I just don't have wax on lockdown.
Here's a good example of the argument against using wax:
Man, that screen shot is not flattering, is it?
So wax will cause problems like mildew, wax will slow the locking process, "you won't have dreads, you'll just have candles on your head." That last one's funny. But hey, I didn't know there was a controversy, and I'm learning by living. In fact I bought my wax from one of the companies named in that video, although I found my information about using wax elsewhere.
In truth, DreadHeadHQ recommends a very minimal amount of wax in dreads. I don't think I would need another container, because I'm supposed to use it less and less frequently. I'm cautious about not adding wax if there's any left, so worst case scenario I've been sold something I don't need, and something to remove it with.
The opposition seems to like videos:
It's passionate, but is it accurate? Some people believe that anything other than neglect isn't "natty" enough, but I'm going for a more controlled, cultured look; bonsai instead of banyan tree.
I'm going to follow the regimen I'm on, which calls for wax in the locks for the first month, reducing after that. I already own the wax, so it won't cost me money. If wax really slows down locking, well my hair likes to knot anyway, and it's been pretty well backcombed, so it's just going to take longer. If it works, though, I will have smooth, tight locks in two or three months under the best of circumstances.
Either way, one week in I'm continuing to take a laissez-hair attitude about my dreadlocks. At least when I'm home and no one can see them.
My plan all along has been to keep my dreads on the down-low, like a business-owner friend of mine who has three locks hidden in the back of her hair. Since I'm going for the full dread head, though, I'm finding that it's quickly becoming difficult.
Four days in (feels like forty), and a spike in temperatures has made me rethink my favorite hat. Yesterday saw the mercury pass 80 for the first time this year, and I found my head was incredibly hot after a walk into town with the took on. All winter I'd taken to wearing the hat at home (even while sleeping) as well as away, but I didn't see the point in that heat.
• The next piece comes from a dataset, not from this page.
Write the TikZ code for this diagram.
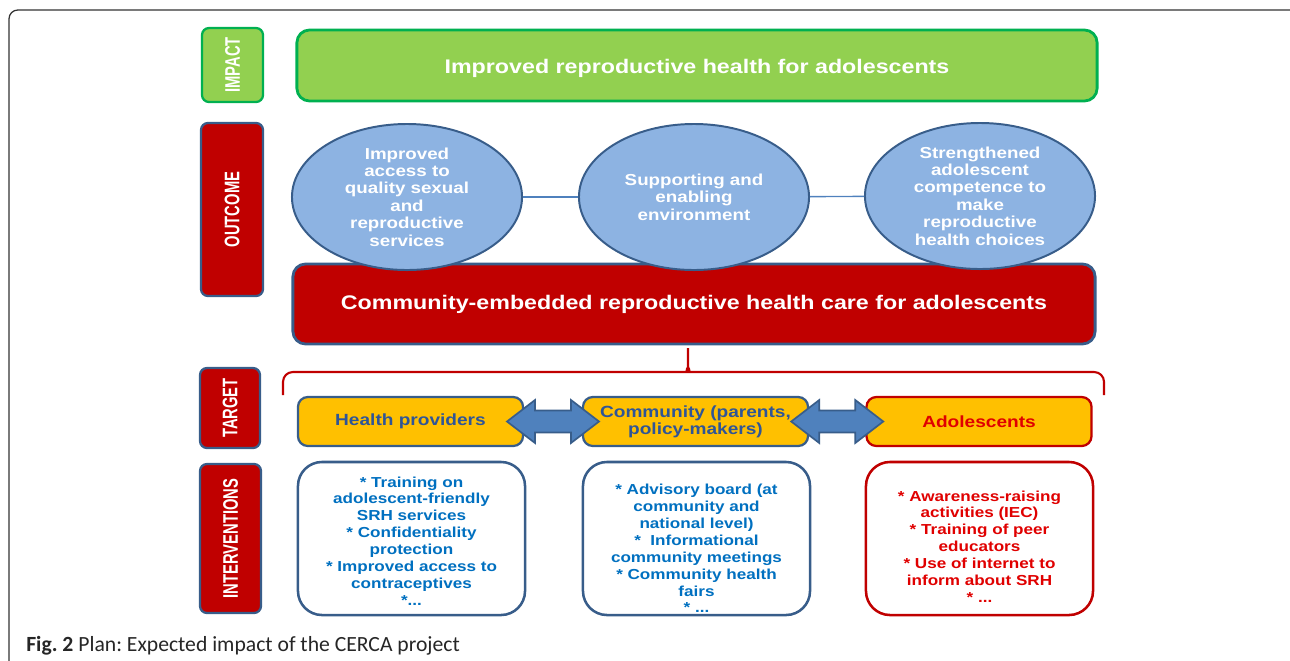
\documentclass[tikz,border=0pt]{standalone}
\usepackage{fontspec}
\setmainfont{Liberation Sans}
\newfontfamily\boxfont{Liberation Sans}[FakeStretch=1.18]
\newfontfamily\sidefont{Liberation Sans}[FakeStretch=0.7]
\newfontfamily\capfont{Carlito}
\usepackage{tikz}
\usetikzlibrary{shapes.geometric,calc}
\frenchspacing

\definecolor{leaf}{HTML}{92D050}
\definecolor{leafline}{HTML}{00B050}
\definecolor{wine}{HTML}{C00000}
\definecolor{steel}{HTML}{385D8A}
\definecolor{sky}{HTML}{8DB3E2}
\definecolor{arrowblue}{HTML}{4F81BD}
\definecolor{gold}{HTML}{FFC000}
\definecolor{navytext}{HTML}{2F5597}
\definecolor{bluetext}{HTML}{0070C0}
\definecolor{redtext}{HTML}{E00000}

\tikzset{
  sidebox/.style={draw=steel, fill=wine, line width=1.6pt, rounded corners=5pt, rotate=90,
    inner sep=0pt, text=white, font=\sidefont\bfseries\fontsize{15}{16}\selectfont},
  bigbox/.style={line width=2pt, rounded corners=9pt, inner sep=0pt, text=white,
    font=\boxfont\bfseries\fontsize{14}{16}\selectfont},
  goal/.style={ellipse, draw=steel, fill=sky, line width=1.4pt, inner sep=0pt,
    minimum width=5.75cm, minimum height=3.65cm, align=center, text=white,
    font=\boxfont\bfseries\fontsize{11.3}{12.4}\selectfont},
  group/.style={draw=steel, fill=gold, line width=1.6pt, rounded corners=7pt, inner sep=0pt,
    minimum width=5.625cm, minimum height=1.225cm, align=center, text=navytext,
    font=\boxfont\bfseries\fontsize{11.5}{11.9}\selectfont},
  action/.style={draw=steel, fill=white, line width=1.8pt, rounded corners=0.6cm, inner sep=0pt,
    minimum width=5.675cm, minimum height=3.825cm, align=center, text=bluetext,
    font=\boxfont\bfseries\fontsize{10.3}{12}\selectfont},
  linkline/.style={draw=arrowblue, line width=1pt},
  twoway/.style={draw=steel, fill=arrowblue, line width=1.2pt, line join=miter},
}

\begin{document}
\begin{tikzpicture}[x=0.025cm, y=-0.025cm]
%	\draw [help lines, step=100] (0,0) grid (1290,660);
	\useasboundingbox (0,0) rectangle (1290,660);
	\clip (0,0) rectangle (1290,660);
	\draw [black!80, line width=0.9pt, rounded corners=0.22cm] (9,10) rectangle (1320,700);

	% row labels
	\node [sidebox, fill=leaf, draw=leafline, minimum width=1.85cm, minimum height=1.525cm] (impactlbl) at (232.5,65) {IMPACT};
	\node [sidebox, minimum width=4.325cm, minimum height=1.55cm] (outcomelbl) at (232,209.5) {OUTCOME};
	\node [sidebox, minimum width=2cm, minimum height=1.5cm] (targetlbl) at (230,408) {TARGET};
	\node [sidebox, minimum width=3.725cm, minimum height=1.525cm] (interlbl) at (230.5,538.5) {INTERVENTIONS};

	% impact and outcome
	\node [bigbox, fill=leaf, draw=leafline, minimum width=20cm, minimum height=1.775cm] (impact) at (697,65.5)
		{\raisebox{-2pt}[\height][\depth]{Improved reproductive health for adolescents}};
	\node [bigbox, fill=wine, draw=steel, minimum width=20.05cm, minimum height=2cm] (care) at (694,304)
		{Community-embedded reproductive health care for adolescents};
	\node [goal] (access) at (407,197) {Improved\\access to\\quality sexual\\and\\reproductive\\services};
	\node [goal] (enabling) at (694,197) {Supporting and\\enabling\\environment};
	\node [goal] (competence) at (980,196) {Strengthened\\adolescent\\competence to\\make\\reproductive\\health choices};
	\draw [linkline] (access) -- (enabling);
	\draw [linkline] (enabling) -- (competence);

	% brace
	\draw [wine, line width=1.5pt, rounded corners=7pt] (283,395) |- (678,372)
		.. controls (685,372) and (688,366) .. (688,358) -- (688,349) -- (688,358)
		.. controls (688,366) and (691,372) .. (698,372) -| (1104,395);

	% target groups
	\node [group] (providers) at (410.5,421.5) {Health providers};
	\node [group] (community) at (695.5,421.5) {Community (parents,\\policy-makers)};
	\node [group, draw=wine, text=redtext] (adolescents) at (979,421.5) {Adolescents};
	\coordinate (arrowleft) at ($(providers.east)!0.5!(community.west)$);
	\coordinate (arrowright) at ($(community.east)!0.5!(adolescents.west)$);
	\foreach \spot in {arrowleft, arrowright}
		\draw [twoway] ($(\spot)+(-46,0)$) -- ++(28,-21.5) -- ++(0,10.5) -- ++(36,0) -- ++(0,-10.5)
			-- ++(28,21.5) -- ++(-28,21.5) -- ++(0,-10.5) -- ++(-36,0) -- ++(0,10.5) -- cycle;

	% interventions
	\node [action] (provideracts) at (411.5,538.5) {\raisebox{-3pt}[\height][\depth]{\begin{tabular}{@{}c@{}}* Training on\\adolescent-friendly\\SRH services\\{}* Confidentiality\\protection\\{}* Improved access to\\contraceptives\\{}*...\end{tabular}}};
	\node [action] (communityacts) at (696.5,538.5) {\raisebox{-8.5pt}[\height][\depth]{\begin{tabular}{@{}c@{}}* Advisory board (at\\community and\\national level)\\{}*\ \ Informational\\community meetings\\{}* Community health\\fairs\\{}* ...\end{tabular}}};
	\node [action, draw=wine, text=redtext] (adolescentacts) at (979.5,538.5) {\raisebox{-7pt}[\height][\depth]{\begin{tabular}{@{}c@{}}* Awareness-raising\\activities (IEC)\\{}* Training of peer\\educators\\{}* Use of internet to\\inform about SRH\\{}* ...\end{tabular}}};

	\node [anchor=base west, inner sep=0pt, text=black!85, font=\capfont\fontsize{15.4}{17}\selectfont] (caption) at (26,651)
		{\textbf{Fig. 2} Plan: Expected impact of the CERCA project};
\end{tikzpicture}
\end{document}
Today it's much cooler, in the 70s, and my head is on the warm side of comfortable. The day started out cool and clammy in the house, which I like to counteract with a hot tub soak. It felt great and completely energized me, so I wanted to run a few errands. Wet dreads covered become mildewed stinky dreads, so I couldn't wear the hat out unless I waited for the locks to dry.
I had three errands:
Unedited, people look at me like this
Deposit checks at the bank
Pick up gardening supplies at Agway
Pick up a check from a client
The bank's drive-through ATM would be a snap. I dismissed picking up the check until I could do so with a hat on, because even when I am seen in casual clothes I need to maintain a professional appearance. This translates into a simple, clean profile, which is something my locks dread doing. Locks are less flexible than strands of hair, so when they're short they tend to stick up. The hat is training them to stay down, but when I palmroll them they spring up to attention again. Nope, I was not picking up that check.
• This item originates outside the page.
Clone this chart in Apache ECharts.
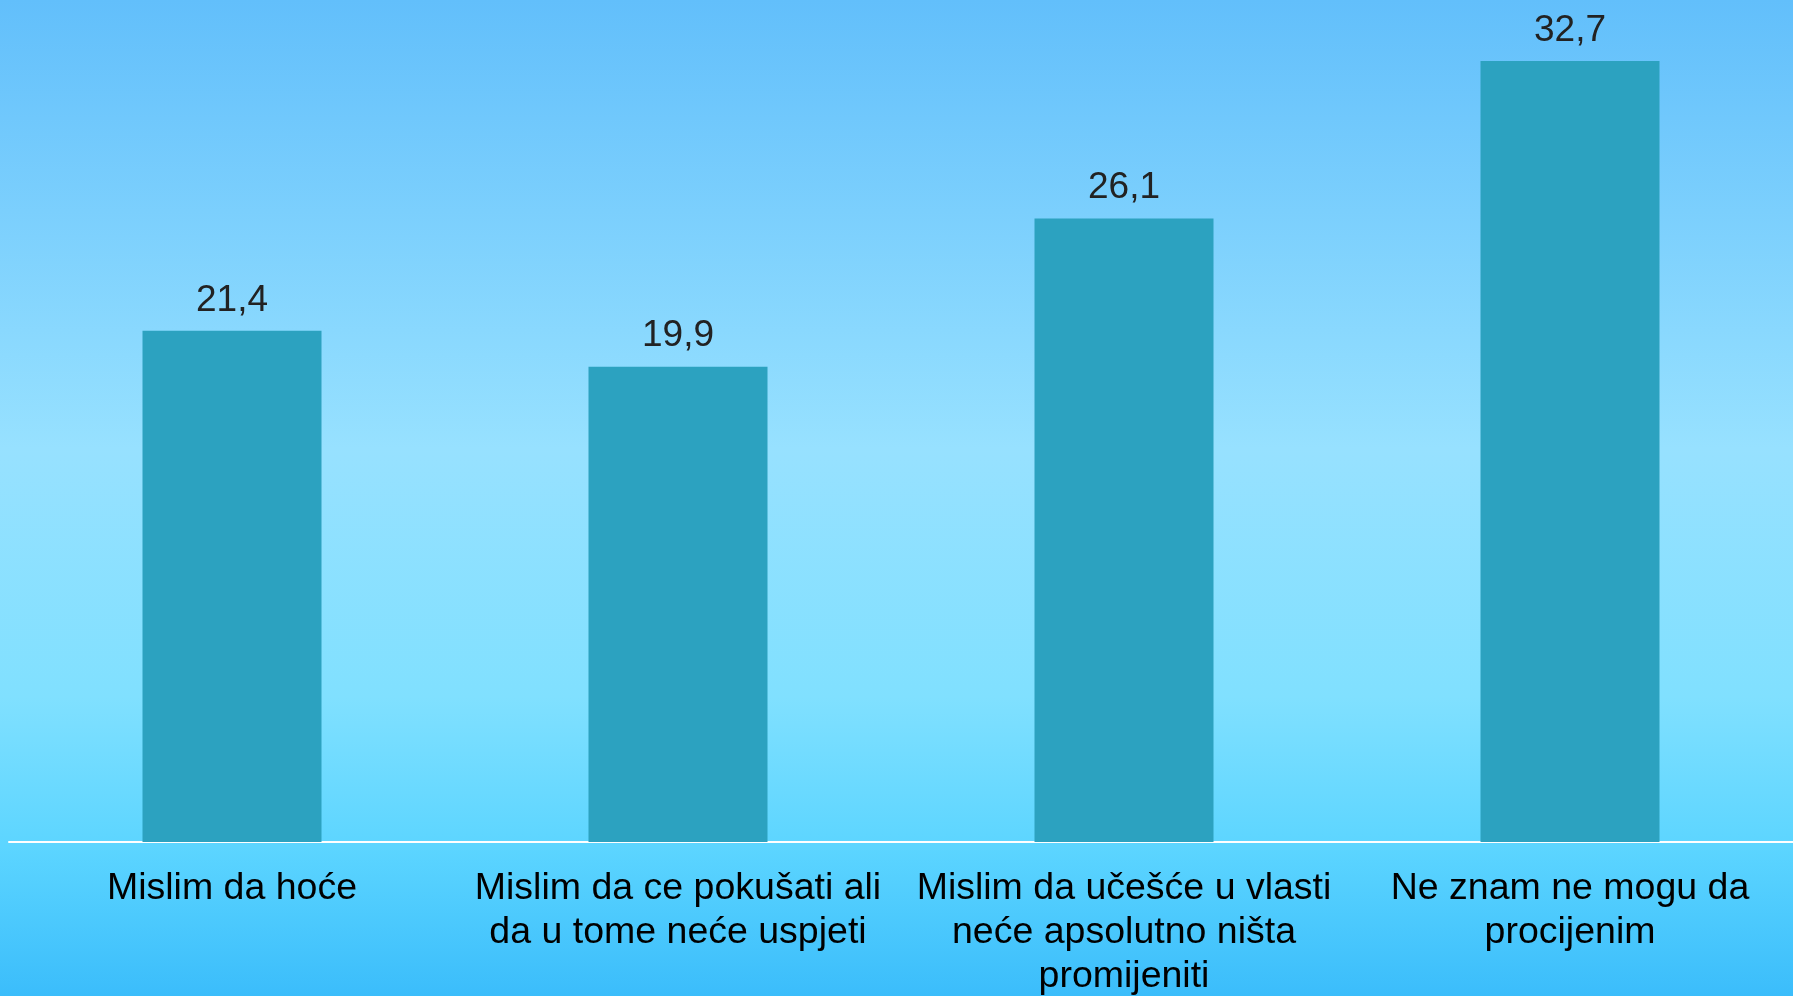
<!DOCTYPE html>
<html>
<head>
<meta charset="utf-8">
<script src="https://cdn.jsdelivr.net/npm/echarts@6/dist/echarts.min.js"></script>
<style>
html,body{margin:0;padding:0;width:1793px;height:996px;overflow:hidden;}
#c{width:1793px;height:996px;}
</style>
</head>
<body>
<div id="c"></div>
<script>
var categories = [
  "Mislim da hoće",
  "Mislim da ce pokušati ali\nda u tome neće uspjeti",
  "Mislim da učešće u vlasti\nneće apsolutno ništa\npromijeniti",
  "Ne znam ne mogu da\nprocijenim"
];
var values = [21.4, 19.9, 26.1, 32.7];

var chart = echarts.init(document.getElementById('c'));
chart.setOption({
  backgroundColor: {
    type: 'linear', x: 0, y: 0, x2: 0, y2: 1,
    colorStops: [
      {offset: 0, color: '#62bffb'},
      {offset: 0.45, color: '#97e1ff'},
      {offset: 0.7, color: '#80e0ff'},
      {offset: 0.85, color: '#5cd5ff'},
      {offset: 1, color: '#3bbdfb'}
    ]
  },
  animation: false,
  grid: {left: 9, right: 0, top: 6, bottom: 154, outerBoundsMode: 'none', containLabel: false},
  xAxis: {
    type: 'category',
    data: categories,
    axisLine: {show: true, lineStyle: {color: '#ffffff', width: 2}},
    axisTick: {show: false},
    axisLabel: {
      interval: 0,
      color: '#000000',
      fontFamily: 'Liberation Sans, Arial, sans-serif',
      fontSize: 37.5,
      lineHeight: 44,
      margin: 25
    }
  },
  yAxis: {
    type: 'value', min: 0, max: 35, show: false,
    splitLine: {show: false}
  },
  series: [{
    type: 'bar',
    data: values,
    barWidth: 179,
    itemStyle: {color: '#2ca2c0'},
    label: {
      show: true,
      position: 'top',
      distance: 12,
      color: '#222222',
      fontFamily: 'Liberation Sans, Arial, sans-serif',
      fontSize: 37,
      formatter: function (p) { return String(p.value.toFixed(1)).replace('.', ','); }
    }
  }]
});
</script>
</body>
</html>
Agway was somewhere in the middle. I would be out in public, but the onus of professionalism would not be upon me. In fact, the employee I spoke to was very professional. I had the feeling that people were looking at me strangely, but it was just my imagination. Well, except in the parking lot, when the man getting out of the car next to mine allowed his eyes to drift slowly up to the crest at the top of my head. I made a mental note to remember that driving with dreads could be grounds for being pulled over (now that racial profiling is mostly illegal), and drove cautiously away.